Thursday, March 10, 2005

Frege ridiculed the formalist conception of mathematics by saying that the formalists confused the unimportant thing, the sign, with the important, the meaning. Surely, one wishes to say, mathematics does not treat of dashes on a bit of paper. Frege's idea could be expressed thus: the propositions of mathematics, if they were just complexes of dashes, would be dead and utterly uninteresting, whereas they obviously have a kind of life. And the same, of course, could be said of any propositions: Without a sense, or without the thought, a proposition would be an utterly dead and trivial thing. And further it seems clear that no adding of inorganic signs can make the proposition live. And the conclusion which one draws from this is that what must be added to the dead signs in order to make a live proposition is something immaterial, with properties different from all mere signs.

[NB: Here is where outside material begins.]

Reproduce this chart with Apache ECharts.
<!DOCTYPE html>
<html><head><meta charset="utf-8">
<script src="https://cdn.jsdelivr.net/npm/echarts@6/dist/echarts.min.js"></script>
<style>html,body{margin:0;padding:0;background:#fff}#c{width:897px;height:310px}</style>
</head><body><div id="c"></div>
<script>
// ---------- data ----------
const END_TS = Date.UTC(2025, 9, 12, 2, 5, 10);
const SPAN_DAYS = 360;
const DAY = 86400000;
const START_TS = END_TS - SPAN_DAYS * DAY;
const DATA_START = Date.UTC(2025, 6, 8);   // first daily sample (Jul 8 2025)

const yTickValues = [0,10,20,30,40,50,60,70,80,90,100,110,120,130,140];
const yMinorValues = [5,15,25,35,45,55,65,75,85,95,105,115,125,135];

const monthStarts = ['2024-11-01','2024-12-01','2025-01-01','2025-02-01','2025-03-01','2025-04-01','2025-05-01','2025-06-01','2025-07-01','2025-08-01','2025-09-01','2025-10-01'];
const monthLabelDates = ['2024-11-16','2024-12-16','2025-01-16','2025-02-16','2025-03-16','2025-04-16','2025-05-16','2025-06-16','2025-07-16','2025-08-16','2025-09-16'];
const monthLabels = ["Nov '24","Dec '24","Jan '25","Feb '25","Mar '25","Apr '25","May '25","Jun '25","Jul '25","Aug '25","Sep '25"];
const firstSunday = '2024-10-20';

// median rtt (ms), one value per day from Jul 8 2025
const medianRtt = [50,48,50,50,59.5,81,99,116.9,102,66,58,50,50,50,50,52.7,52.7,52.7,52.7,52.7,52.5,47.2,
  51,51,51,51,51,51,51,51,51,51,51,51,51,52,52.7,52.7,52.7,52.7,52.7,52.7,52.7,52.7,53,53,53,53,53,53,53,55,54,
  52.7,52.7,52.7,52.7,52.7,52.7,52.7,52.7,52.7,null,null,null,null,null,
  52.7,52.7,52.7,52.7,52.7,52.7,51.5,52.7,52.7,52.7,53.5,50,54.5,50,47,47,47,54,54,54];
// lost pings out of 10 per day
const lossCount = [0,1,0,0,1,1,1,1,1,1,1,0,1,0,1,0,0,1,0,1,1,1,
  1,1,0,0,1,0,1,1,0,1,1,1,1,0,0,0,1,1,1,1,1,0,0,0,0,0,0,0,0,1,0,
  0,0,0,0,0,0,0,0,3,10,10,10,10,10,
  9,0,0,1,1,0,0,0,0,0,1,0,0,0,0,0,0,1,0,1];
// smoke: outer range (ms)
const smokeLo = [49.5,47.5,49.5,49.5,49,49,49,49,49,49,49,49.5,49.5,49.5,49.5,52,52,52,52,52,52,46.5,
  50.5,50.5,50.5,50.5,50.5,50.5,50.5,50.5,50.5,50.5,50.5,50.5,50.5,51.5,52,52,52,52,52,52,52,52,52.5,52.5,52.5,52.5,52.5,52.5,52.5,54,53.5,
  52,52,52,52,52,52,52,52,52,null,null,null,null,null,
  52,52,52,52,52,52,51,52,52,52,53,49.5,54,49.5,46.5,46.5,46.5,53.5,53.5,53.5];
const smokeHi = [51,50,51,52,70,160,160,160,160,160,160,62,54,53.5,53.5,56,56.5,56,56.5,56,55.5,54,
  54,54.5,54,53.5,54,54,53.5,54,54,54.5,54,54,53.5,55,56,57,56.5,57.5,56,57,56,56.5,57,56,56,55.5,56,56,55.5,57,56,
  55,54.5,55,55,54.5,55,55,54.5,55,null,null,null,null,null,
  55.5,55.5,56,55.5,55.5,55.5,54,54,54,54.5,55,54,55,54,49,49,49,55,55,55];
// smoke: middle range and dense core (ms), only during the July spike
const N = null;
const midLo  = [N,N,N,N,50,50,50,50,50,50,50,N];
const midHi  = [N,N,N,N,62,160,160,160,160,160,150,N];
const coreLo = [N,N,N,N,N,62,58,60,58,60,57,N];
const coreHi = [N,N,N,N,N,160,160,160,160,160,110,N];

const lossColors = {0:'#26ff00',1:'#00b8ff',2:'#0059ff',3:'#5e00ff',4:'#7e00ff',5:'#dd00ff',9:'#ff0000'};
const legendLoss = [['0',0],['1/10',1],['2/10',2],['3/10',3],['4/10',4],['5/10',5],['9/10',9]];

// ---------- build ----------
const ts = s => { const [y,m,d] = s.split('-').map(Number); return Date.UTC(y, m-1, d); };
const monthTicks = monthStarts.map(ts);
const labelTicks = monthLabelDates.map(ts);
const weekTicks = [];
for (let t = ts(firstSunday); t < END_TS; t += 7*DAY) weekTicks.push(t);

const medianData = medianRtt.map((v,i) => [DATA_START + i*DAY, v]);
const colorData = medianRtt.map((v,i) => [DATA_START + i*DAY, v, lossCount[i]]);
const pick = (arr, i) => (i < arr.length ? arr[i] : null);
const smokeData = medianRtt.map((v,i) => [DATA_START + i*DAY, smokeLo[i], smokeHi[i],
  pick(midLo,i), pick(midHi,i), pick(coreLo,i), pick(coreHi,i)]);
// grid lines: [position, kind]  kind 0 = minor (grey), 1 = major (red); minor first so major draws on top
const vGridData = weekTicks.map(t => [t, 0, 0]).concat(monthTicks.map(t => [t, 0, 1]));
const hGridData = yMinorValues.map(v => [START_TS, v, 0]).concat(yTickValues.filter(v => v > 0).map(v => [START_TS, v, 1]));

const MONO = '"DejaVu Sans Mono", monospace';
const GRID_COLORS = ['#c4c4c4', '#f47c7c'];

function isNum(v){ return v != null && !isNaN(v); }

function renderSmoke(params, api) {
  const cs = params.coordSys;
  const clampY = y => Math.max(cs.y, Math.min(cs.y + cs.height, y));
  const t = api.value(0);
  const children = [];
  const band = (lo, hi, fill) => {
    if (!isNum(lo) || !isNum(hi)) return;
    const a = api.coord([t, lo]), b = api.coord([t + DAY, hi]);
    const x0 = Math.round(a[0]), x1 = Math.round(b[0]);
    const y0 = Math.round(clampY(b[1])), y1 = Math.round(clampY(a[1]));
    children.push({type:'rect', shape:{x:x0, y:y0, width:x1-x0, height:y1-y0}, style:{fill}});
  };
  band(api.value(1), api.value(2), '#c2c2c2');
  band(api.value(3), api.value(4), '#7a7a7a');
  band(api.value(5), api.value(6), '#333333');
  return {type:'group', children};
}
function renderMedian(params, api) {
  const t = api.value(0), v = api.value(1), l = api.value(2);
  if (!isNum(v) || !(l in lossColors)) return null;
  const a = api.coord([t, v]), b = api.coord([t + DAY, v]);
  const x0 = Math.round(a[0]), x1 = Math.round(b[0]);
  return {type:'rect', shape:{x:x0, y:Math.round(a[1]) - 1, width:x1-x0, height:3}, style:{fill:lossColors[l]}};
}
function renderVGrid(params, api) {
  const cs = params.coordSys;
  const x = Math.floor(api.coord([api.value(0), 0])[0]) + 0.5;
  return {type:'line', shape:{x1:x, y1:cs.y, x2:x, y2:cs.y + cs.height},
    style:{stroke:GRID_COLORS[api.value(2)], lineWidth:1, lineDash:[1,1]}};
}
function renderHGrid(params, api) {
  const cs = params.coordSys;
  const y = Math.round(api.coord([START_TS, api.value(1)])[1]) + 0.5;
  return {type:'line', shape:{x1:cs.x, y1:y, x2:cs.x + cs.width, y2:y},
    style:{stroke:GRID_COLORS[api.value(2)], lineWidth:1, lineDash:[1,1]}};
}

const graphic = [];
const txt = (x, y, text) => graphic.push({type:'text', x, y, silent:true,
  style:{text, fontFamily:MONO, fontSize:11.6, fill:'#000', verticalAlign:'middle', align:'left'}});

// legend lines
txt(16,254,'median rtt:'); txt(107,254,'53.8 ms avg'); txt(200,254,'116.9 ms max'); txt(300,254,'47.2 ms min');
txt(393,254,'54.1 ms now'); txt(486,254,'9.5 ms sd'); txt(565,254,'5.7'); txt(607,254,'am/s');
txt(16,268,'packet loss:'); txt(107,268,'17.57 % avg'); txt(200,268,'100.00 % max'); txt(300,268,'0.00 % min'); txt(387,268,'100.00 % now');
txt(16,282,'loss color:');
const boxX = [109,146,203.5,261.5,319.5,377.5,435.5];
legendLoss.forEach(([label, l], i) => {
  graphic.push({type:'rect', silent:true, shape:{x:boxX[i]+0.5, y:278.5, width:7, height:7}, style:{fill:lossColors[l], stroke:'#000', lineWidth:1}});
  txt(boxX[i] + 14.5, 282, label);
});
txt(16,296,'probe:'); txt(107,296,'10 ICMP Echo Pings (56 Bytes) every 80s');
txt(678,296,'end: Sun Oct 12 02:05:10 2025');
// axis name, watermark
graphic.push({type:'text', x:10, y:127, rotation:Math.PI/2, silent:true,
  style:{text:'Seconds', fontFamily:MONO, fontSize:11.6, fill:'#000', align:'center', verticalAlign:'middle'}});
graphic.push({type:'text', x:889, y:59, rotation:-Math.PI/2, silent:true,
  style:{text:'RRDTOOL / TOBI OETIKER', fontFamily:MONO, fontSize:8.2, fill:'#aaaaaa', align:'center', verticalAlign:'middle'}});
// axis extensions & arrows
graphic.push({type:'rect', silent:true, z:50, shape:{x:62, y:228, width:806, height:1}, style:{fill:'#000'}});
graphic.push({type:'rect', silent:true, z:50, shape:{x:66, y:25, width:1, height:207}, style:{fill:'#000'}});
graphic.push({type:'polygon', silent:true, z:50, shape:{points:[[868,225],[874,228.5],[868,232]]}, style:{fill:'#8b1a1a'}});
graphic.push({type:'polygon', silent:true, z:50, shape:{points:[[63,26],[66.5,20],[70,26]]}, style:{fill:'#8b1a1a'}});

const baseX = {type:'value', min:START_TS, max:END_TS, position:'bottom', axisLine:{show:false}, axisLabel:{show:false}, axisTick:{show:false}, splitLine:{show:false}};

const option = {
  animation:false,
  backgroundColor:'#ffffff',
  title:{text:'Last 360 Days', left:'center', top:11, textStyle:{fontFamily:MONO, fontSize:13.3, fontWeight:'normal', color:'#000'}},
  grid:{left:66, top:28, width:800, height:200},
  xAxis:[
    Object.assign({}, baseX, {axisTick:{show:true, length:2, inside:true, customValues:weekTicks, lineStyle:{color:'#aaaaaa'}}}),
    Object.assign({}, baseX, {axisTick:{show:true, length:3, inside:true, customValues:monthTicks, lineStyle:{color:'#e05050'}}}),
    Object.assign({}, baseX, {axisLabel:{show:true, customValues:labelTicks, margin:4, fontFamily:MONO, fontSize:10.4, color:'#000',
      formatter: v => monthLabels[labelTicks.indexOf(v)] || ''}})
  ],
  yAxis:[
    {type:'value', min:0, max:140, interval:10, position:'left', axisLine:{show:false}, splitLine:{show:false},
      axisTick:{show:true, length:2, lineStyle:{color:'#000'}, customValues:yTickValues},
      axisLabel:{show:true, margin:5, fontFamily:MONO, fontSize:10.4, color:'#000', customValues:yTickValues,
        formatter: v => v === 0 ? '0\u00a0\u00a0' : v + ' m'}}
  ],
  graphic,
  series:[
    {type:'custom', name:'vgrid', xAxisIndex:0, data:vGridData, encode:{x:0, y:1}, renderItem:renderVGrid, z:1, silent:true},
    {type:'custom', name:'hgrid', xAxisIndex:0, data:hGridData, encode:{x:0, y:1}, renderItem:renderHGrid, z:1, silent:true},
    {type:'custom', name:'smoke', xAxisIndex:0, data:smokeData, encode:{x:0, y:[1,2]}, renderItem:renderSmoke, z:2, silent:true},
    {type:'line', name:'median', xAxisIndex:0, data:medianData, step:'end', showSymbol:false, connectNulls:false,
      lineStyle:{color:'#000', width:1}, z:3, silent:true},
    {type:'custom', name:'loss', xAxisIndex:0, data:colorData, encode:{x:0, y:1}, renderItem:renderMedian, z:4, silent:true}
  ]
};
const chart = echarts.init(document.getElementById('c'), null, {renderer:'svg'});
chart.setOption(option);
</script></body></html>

But if we had to name anything which is the life of the sign, we have to say that it is its use. – Wittgenstein


To read Badiou for the first time is a confusing experience. The vocabulary, for one – it seems to mix terms of art from radically different spheres. There is something especially daunting about the use of mathematical terms and concepts. Partly, this is due to LI’s shaky knowledge of mathematics – the last time we did a geometric proof was about the same time we were drooling over the girls on the Drill Team. We’ve never been highly math literate. However, as the years go by, we have acquired some knowledge about the philosophy of mathematics. If we have no talent for equations, we like to think we are ace in the pattern recognition department.

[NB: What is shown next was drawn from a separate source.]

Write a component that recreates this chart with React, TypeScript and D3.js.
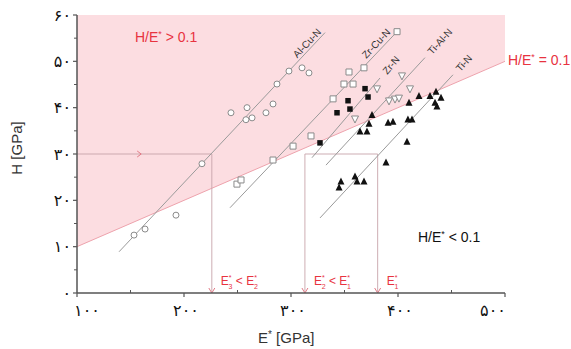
import React from "react";
import * as d3 from "d3";

// ---------- data ----------
const X_TICKS = [100, 200, 300, 400, 500];
const X_TICK_LABELS = ["۱۰۰", "۲۰۰", "۳۰۰", "۴۰۰", "۵۰۰"];
const Y_TICKS = [0, 10, 20, 30, 40, 50, 60];
const Y_TICK_LABELS = ["۰", "۱۰", "۲۰", "۳۰", "۴۰", "۵۰", "۶۰"];

// Al-Cu-N (open circles)
const ALCUN_E = [153.3, 163.6, 192.5, 216.8, 243.9, 258.9, 257.9, 263.6, 276.6, 283.2, 286.9, 298.1, 310.3, 316.8];
const ALCUN_H = [12.5, 13.8, 16.8, 27.9, 38.9, 40.0, 37.4, 37.8, 38.9, 40.8, 45.1, 47.9, 48.6, 47.5];
// Zr-Cu-N (open squares)
const ZRCUN_E = [249.5, 253.3, 283.2, 301.9, 318.7, 339.3, 349.5, 358.0, 354.2, 368.2, 399.1];
const ZRCUN_H = [23.5, 24.4, 28.7, 31.7, 33.9, 41.9, 45.1, 45.1, 47.7, 48.6, 56.4];
// Zr-N (filled squares)
const ZRN_E = [327.1, 343.0, 353.3, 355.1, 369.2, 372.0];
const ZRN_H = [32.4, 38.9, 41.5, 39.7, 44.1, 42.3];
// Ti-Al-N (open down triangles)
const TIALN_E = [359.8, 380.4, 391.6, 397.2, 400.9, 403.7, 411.2];
const TIALN_H = [37.6, 44.1, 41.5, 41.9, 42.1, 46.9, 44.1];
// Ti-N (filled triangles)
const TIN_E = [344.9, 346.7, 359.8, 361.7, 368.2, 388.8, 408.4, 375.7, 372.9, 364.5, 371.0, 390.7, 395.3, 409.3, 413.1, 410.3, 419.6, 429.9, 435.5, 440.2, 434.6, 436.4];
const TIN_H = [22.7, 24.0, 25.1, 24.0, 24.0, 28.1, 32.6, 38.4, 36.5, 34.8, 34.8, 36.7, 36.9, 37.4, 37.4, 41.0, 42.5, 42.5, 43.4, 42.1, 41.0, 40.2];

// fitted lines
const FIT_NAMES = ["Al-Cu-N", "Zr-Cu-N", "Zr-N", "Ti-Al-N", "Ti-N"];
const FIT_E0 = [139.3, 243.0, 319.6, 332.7, 327.1];
const FIT_H0 = [8.9, 18.4, 29.2, 27.6, 16.2];
const FIT_E1 = [331.8, 399.1, 383.2, 425.2, 451.4];
const FIT_H1 = [56.2, 56.4, 46.4, 50.8, 47.1];

// H/E* = 0.1 boundary
const RATIO = 0.1;
const H_REF = 30;
const E_REFS = [226, 313, 381]; // E3*, E2*, E1*

// ---------- layout / style ----------
const W = 571, H = 349;
const x = d3.scaleLinear().domain([100, 500]).range([77, 505]);
const y = d3.scaleLinear().domain([0, 60]).range([293, 15]);
const RED = "#e8333f";
const LABEL_ALONG = [-20, -23, 17, 22, 16];
const LABEL_NORMAL = [6, 7, 0, 0, 0];

function ELabel({ px, py, a, b }: { px: number; py: number; a: string; b?: string }) {
  return (
    <text x={px} y={py} fill={RED} fontSize={12} fontFamily="Liberation Sans, Arial, sans-serif">
      E<tspan fontSize={7} dy={-5}>*</tspan>
      <tspan fontSize={7} dx={-3} dy={9}>{a}</tspan>
      {b !== undefined && (
        <>
          <tspan dy={-4}>{" < E"}</tspan>
          <tspan fontSize={7} dy={-5}>*</tspan>
          <tspan fontSize={7} dx={-3} dy={9}>{b}</tspan>
        </>
      )}
    </text>
  );
}

function Ratio({ px, py, op, color }: { px: number; py: number; op: string; color: string }) {
  return (
    <text x={px} y={py} fill={color} fontSize={14} fontFamily="Liberation Sans, Arial, sans-serif">
      H/E<tspan fontSize={9} dy={-5}>*</tspan>
      <tspan dy={5}>{` ${op} 0.1`}</tspan>
    </text>
  );
}

export default function App() {
  const pinkPoly = [
    [100, 100 * RATIO],
    [100, 60],
    [500, 60],
    [500, 500 * RATIO],
  ];
  const polyPath = d3.line()(pinkPoly.map(([e, h]) => [x(e), y(h)]) as [number, number][]) + "Z";

  const xMinor = d3.range(150, 500, 100);
  const yMinor = d3.range(5, 60, 10);

  const refLine = "#c7a4aa";
  const arrowC = "#e27a86";

  const sq = (cx: number, cy: number, s: number) => `M${cx - s / 2},${cy - s / 2}h${s}v${s}h${-s}Z`;
  const triUp = (cx: number, cy: number, s: number) =>
    `M${cx},${cy - s * 0.6}L${cx + s / 2},${cy + s * 0.4}L${cx - s / 2},${cy + s * 0.4}Z`;
  const triDown = (cx: number, cy: number, s: number) =>
    `M${cx},${cy + s * 0.6}L${cx + s / 2},${cy - s * 0.4}L${cx - s / 2},${cy - s * 0.4}Z`;

  return (
    <svg width={W} height={H} style={{ position: "absolute", left: 0, top: 0, background: "#fff" }}>
      {/* pink region H/E* > 0.1 */}
      <path d={polyPath} fill="#fcdde1" stroke="none" />
      <line x1={x(100)} y1={y(100 * RATIO)} x2={x(500)} y2={y(500 * RATIO)} stroke="#eea3ad" strokeWidth={1} />

      {/* reference lines */}
      <line x1={x(100)} y1={y(H_REF)} x2={x(E_REFS[0])} y2={y(H_REF)} stroke={refLine} strokeWidth={0.9} />
      <line x1={x(E_REFS[1])} y1={y(H_REF)} x2={x(E_REFS[2])} y2={y(H_REF)} stroke={refLine} strokeWidth={0.9} />
      <path
        d={`M${x(160) - 4},${y(H_REF) - 3}L${x(160)},${y(H_REF)}L${x(160) - 4},${y(H_REF) + 3}`}
        fill="none"
        stroke={arrowC}
        strokeWidth={1}
      />
      {E_REFS.map((e, i) => (
        <g key={"vr" + i}>
          <line x1={x(e)} y1={y(H_REF)} x2={x(e)} y2={y(0)} stroke={refLine} strokeWidth={0.9} />
          <path
            d={`M${x(e) - 3},${y(0) - 5}L${x(e)},${y(0)}L${x(e) + 3},${y(0) - 5}`}
            fill="none"
            stroke={arrowC}
            strokeWidth={1}
          />
        </g>
      ))}

      {/* fitted lines + labels */}
      {FIT_NAMES.map((name, i) => {
        const x0 = x(FIT_E0[i]), y0 = y(FIT_H0[i]), x1 = x(FIT_E1[i]), y1 = y(FIT_H1[i]);
        const len = Math.hypot(x1 - x0, y1 - y0);
        const dx = (x1 - x0) / len, dy = (y1 - y0) / len;
        const nx = dy, ny = -dx; // up-left normal
        const lx = x1 + dx * LABEL_ALONG[i] + nx * LABEL_NORMAL[i];
        const ly = y1 + dy * LABEL_ALONG[i] + ny * LABEL_NORMAL[i];
        const ang = (Math.atan2(dy, dx) * 180) / Math.PI;
        return (
          <g key={name}>
            <line x1={x0} y1={y0} x2={x1} y2={y1} stroke="#9a9a9a" strokeWidth={1} />
            <text
              x={lx}
              y={ly}
              transform={`rotate(${ang},${lx},${ly})`}
              textAnchor="middle"
              dominantBaseline="central"
              fontSize={10}
              fill="#333"
              fontFamily="Liberation Sans, Arial, sans-serif"
            >
              {name}
            </text>
          </g>
        );
      })}

      {/* data markers */}
      {ALCUN_E.map((e, i) => (
        <circle key={"c" + i} cx={x(e)} cy={y(ALCUN_H[i])} r={3} fill="#fff" stroke="#8a8a8a" strokeWidth={1} />
      ))}
      {ZRCUN_E.map((e, i) => (
        <path key={"s" + i} d={sq(x(e), y(ZRCUN_H[i]), 6)} fill="#fff" stroke="#8a8a8a" strokeWidth={1} />
      ))}
      {ZRN_E.map((e, i) => (
        <path key={"fs" + i} d={sq(x(e), y(ZRN_H[i]), 5.5)} fill="#111" stroke="none" />
      ))}
      {TIALN_E.map((e, i) => (
        <path key={"td" + i} d={triDown(x(e), y(TIALN_H[i]), 7)} fill="#fff" stroke="#8a8a8a" strokeWidth={1} />
      ))}
      {TIN_E.map((e, i) => (
        <path key={"tu" + i} d={triUp(x(e), y(TIN_H[i]), 7)} fill="#111" stroke="none" />
      ))}

      {/* axes */}
      <line x1={x(100)} y1={y(0)} x2={x(500)} y2={y(0)} stroke="#555" strokeWidth={1.5} />
      <line x1={x(100)} y1={y(0)} x2={x(100)} y2={y(60)} stroke="#555" strokeWidth={1.5} />
      {X_TICKS.map((t, i) => (
        <g key={"xt" + i}>
          <line x1={x(t)} y1={y(0)} x2={x(t)} y2={y(0) + 4} stroke="#555" strokeWidth={1.2} />
          <text
            x={x(t) + (i === 0 ? 10 : i === X_TICKS.length - 1 ? -12 : 2)}
            y={y(0) + 23}
            textAnchor="middle"
            fontSize={16}
            fill="#111"
            fontFamily="DejaVu Sans, sans-serif"
          >
            {X_TICK_LABELS[i]}
          </text>
        </g>
      ))}
      {xMinor.map((t) => (
        <line key={"xm" + t} x1={x(t)} y1={y(0)} x2={x(t)} y2={y(0) - 3} stroke="#555" strokeWidth={1} />
      ))}
      {Y_TICKS.map((t, i) => (
        <g key={"yt" + i}>
          <line x1={x(100) - 4} y1={y(t)} x2={x(100)} y2={y(t)} stroke="#555" strokeWidth={1.2} />
          <text
            x={x(100) - 6}
            y={y(t)}
            textAnchor="end"
            dominantBaseline="central"
            fontSize={16}
            fill="#111"
            fontFamily="DejaVu Sans, sans-serif"
          >
            {Y_TICK_LABELS[i]}
          </text>
        </g>
      ))}
      {yMinor.map((t) => (
        <line key={"ym" + t} x1={x(100) - 3} y1={y(t)} x2={x(100)} y2={y(t)} stroke="#555" strokeWidth={1} />
      ))}

      {/* axis titles */}
      <text
        x={22}
        y={148}
        transform="rotate(-90,22,148)"
        textAnchor="middle"
        fontSize={15}
        fill="#333"
        fontFamily="Liberation Sans, Arial, sans-serif"
      >
        H [GPa]
      </text>
      <text x={258} y={343} fontSize={15} fill="#333" fontFamily="Liberation Sans, Arial, sans-serif">
        E<tspan fontSize={10} dy={-5}>*</tspan>
        <tspan dy={5}> [GPa]</tspan>
      </text>

      {/* region labels */}
      <Ratio px={135} py={42} op=">" color={RED} />
      <Ratio px={508} py={65} op="=" color={RED} />
      <Ratio px={418} py={242} op="<" color="#111" />

      {/* E* labels */}
      <ELabel px={x(E_REFS[0]) + 9} py={285} a="3" b="2" />
      <ELabel px={x(E_REFS[1]) + 9} py={285} a="2" b="1" />
      <ELabel px={x(E_REFS[2]) + 9} py={285} a="1" />
    </svg>
  );
}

But partly this is also due to our sense that the intrusion of terms of art, here, is unwarranted. We are reminded of Johnson’s strictures on the metaphysical poets:

“Their thoughts are often new, but seldom natural; they are not obvious, but neither are they just; and the reader, far from wondering that he missed them, wonders more frequently by what perverseness of industry they were ever found.”

Or, to quote that scene in Apocalypse now:

WILLARD
" They told me that you had gone totally insane and that your
methods were unsound."

KURTZ
" Are my methods unsound?"

WILLARD
" I don't see any method at all, sir."


Badiou has written about this reaction to his work:

“My father was an old student of the Ecole Normale Superieure specializing in mathematics; my mother was an old student of the Ecole Normale Superieure specializing in French. I am an old studend of the Ecole Normale Superior specializing in.. well, what? Philosophy, meaning, without a doubt, the only possibility of assuming that double filiation, of circulating freely between literary maternity and paternal mathematics. It is a lesson for philosophy itself, as I conceive it, and that I have summed up in the following declaration: the language of philosophy always occupies, or always constructs, its own space between the matheme and the poem, between the mother and the father, that’s all.

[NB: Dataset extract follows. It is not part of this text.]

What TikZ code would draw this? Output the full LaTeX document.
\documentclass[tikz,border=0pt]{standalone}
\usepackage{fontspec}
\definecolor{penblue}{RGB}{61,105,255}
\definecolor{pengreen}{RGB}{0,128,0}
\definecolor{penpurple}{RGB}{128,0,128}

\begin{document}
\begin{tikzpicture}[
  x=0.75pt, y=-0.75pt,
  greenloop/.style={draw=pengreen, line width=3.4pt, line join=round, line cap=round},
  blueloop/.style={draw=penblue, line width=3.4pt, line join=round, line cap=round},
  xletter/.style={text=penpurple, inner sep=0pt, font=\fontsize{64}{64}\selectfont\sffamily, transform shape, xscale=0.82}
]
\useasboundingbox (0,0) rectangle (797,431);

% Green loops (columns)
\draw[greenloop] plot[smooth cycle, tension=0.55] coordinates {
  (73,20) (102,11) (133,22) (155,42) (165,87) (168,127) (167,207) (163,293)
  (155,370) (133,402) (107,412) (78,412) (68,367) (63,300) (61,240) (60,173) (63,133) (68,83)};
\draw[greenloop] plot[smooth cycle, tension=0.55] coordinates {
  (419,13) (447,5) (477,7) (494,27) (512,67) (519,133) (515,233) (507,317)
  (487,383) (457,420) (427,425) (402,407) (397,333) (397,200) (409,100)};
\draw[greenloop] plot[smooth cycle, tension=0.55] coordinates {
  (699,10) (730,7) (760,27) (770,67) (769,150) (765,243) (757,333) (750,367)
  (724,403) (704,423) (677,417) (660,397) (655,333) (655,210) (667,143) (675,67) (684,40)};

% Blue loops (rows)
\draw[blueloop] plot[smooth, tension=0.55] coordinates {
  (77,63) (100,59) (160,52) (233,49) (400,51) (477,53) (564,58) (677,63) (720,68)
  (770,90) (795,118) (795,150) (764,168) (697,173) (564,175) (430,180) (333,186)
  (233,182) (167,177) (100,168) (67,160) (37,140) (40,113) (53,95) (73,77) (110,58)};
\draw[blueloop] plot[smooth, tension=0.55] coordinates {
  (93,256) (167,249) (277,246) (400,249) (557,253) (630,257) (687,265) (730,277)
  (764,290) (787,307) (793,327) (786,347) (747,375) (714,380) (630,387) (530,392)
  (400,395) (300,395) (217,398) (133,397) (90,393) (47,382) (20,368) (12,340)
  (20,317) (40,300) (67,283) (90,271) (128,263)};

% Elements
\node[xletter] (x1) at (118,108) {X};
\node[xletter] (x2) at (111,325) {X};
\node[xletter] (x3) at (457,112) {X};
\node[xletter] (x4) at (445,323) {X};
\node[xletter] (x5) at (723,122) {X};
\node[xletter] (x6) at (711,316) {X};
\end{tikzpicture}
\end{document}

"There is someone who has seen this very well: my colleague Jacques Bouveress of the College du France. In a recent book where he did me the honor of speaking of me, he compared me to a hare with eight paws and said, in substance: this eight legged hare, Alain Badiou, hurries as quickly as he can in the direction of mathematical formalism, and then suddenly, under the impulse of some incomprehensible aim, he turns around exactly and with the same speed hurries to throw himself into literature.” Well, yes, this is how, with a mother and father like mine, one becomes a hare.”

For LI, this is an important passage – not philosophically important, but important insofar as it allows us to have a retain a certain patience with Badiou. And it especially explains the way in which, in his mathematical mode, Badiou can sometimes appear to be a martinet -- one imagines the math teacher in the provinces bearing down on his charges.

It is easy to be impatient with philosophers – first, they write in atrocious jargon, and second, they often say things that seem so obviously wrong that the first impression becomes impenetrable. The French, obviously, haven’t adopted the tales of Uncle Remus to their heart – as they have Edgar Allan Poe – or the natural reference, here, would have been to Bre’r Rabbit and the Tarbaby, one of LI’s favorite of all tales. In my dictionary, lievre is defined as a “mammifère qui vit en liberté.” Well, like Elmer Fudd, we are going to catch that wabbit, but we are also going to pursue it with the full knowledge that there is something cartoon like about the whole hunting metaphor.

Next post (perhaps) is going to be about Badiou’s idea about ‘truth” and art. We’ll look at what he has to say in this interview, as well as in his fifteen theses. We are more concerned by the place held by truth in his philosophy than his aesthetics Badiou’s peculiar conceptualization of truth is the core of what makes us think that Badiou is not, philosophically, on our side, much as we'd like him to be.